Of course, in the modern world we live with an abundance of choice. But that means exactly that – we have to CHOOSE. We can’t do and have it all. We need to be selective. Simplifying life, taking a step back to reflect and SLOWING DOWN are valuable skills to teach our children. Here are my top 8 ways to simplify life when you have kids:
Own less stuff
Amid all the marketing messages bombarding us daily, this takes quite a mindset shift. But studies show the average young child owns 10 times the number of toys they actually play with regularly. Involve your child in the decluttering process. Encourage them to ask themselves whether they love a specific toy enough to keep it. Or whether to give it up to a child in greater need.

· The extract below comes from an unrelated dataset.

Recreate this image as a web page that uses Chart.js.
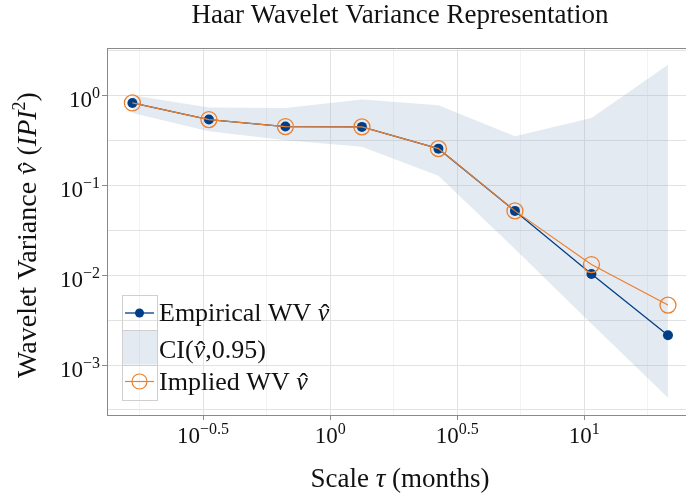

Expect the decluttering session to go dismally the first time – KEEP TRYING. You’ll have planted a seed about being selective about stuff.
Show an example
Parents often complain about their child being untidy and accumulating too much but frankly, could be showing a better example when it comes to their own spaces. Make it a family goal that you will be intentional about what you allow in the home. Exercise a ‘purchase pause’ before you buy something and ask each other whether you NEED it. Have regular decluttering sessions, but keep them bitesize, such as one drawer at a time – you don’t want to make it into an onerous task everyone dreads – simply build it into everyday life.
Assign a place for everything
Find the most logical home for every item in your house, including your child’s possessions. Keep things contained and consider labelling boxes (with pictures or words) but don’t overcomplicate it. Keep things as close to where they are used as possible so they will realistically be put back in their homes. At the end of the day, have a family tidy up using a timer and do this BEFORE something like watching TV or going on the iPad.
Focus on memories
Ensure there is a message running through your family unit that the memories you make together are more important than possessions. Can a ‘reward’ be a trip to a farm or the cinema rather than a physical thing? Children are masters at finding joy in simplicity so capitalise on this. And if you go on a trip to an attraction, make it clear the day out is the treat, not something from the gift shop on the way out.
This might mean a designated pinboard for artwork but with a fortnightly cull and the crème de la crème making it into the memory box. Or a grid drawn on a whiteboard detailing all school and after school activities each week. Or rotating toys every 6 months, to limit the amount you have in general circulation.
Involve children in the process of donating to charity. Discuss why other children might need the toys they don’t. By passing some of their toys on, you will empower them, make them feel good about themselves and send an important message. It is well documented that doing things for others makes us happier in the long term and it’s never too early to start.
Don’t overload on commitments
There can be pressure these days to enrol our children in multiple after-school activities. But forget what everyone else is doing. Ensure you and your family are not overloaded and lacking relaxation time. No-one wants to feel like their child is missing out but they need time to reflect on their day. If they’re doing activities most afternoons after school, they may be exhausted, as you would be if you went straight from work to an activity and then to bed. Allow kids to be bored and you’ll see them make up their own creative games, which is a joy to witness.
Be the parent
Some children find it difficult to let ANYTHING go but as a parent it’s our responsibility to be selective. We need to teach them the skills of creating order at home so they don’t feel overwhelmed when they move out. And if we keep a loft crammed full, they will only have to sift through it all in the future, unaware of what was special and what wasn’t. So, you may have to do a second (more ruthless) declutter once you have been through things with them. You can always have a ‘holding area’ away from their view to store toys for a while until you’re sure they won’t miss them.
In summary, simplifying life with kids doesn’t have to mean missing out. Instead it can free up time to spend with those we love and space to be in the present moment. Surely two of the greatest gifts any child could receive.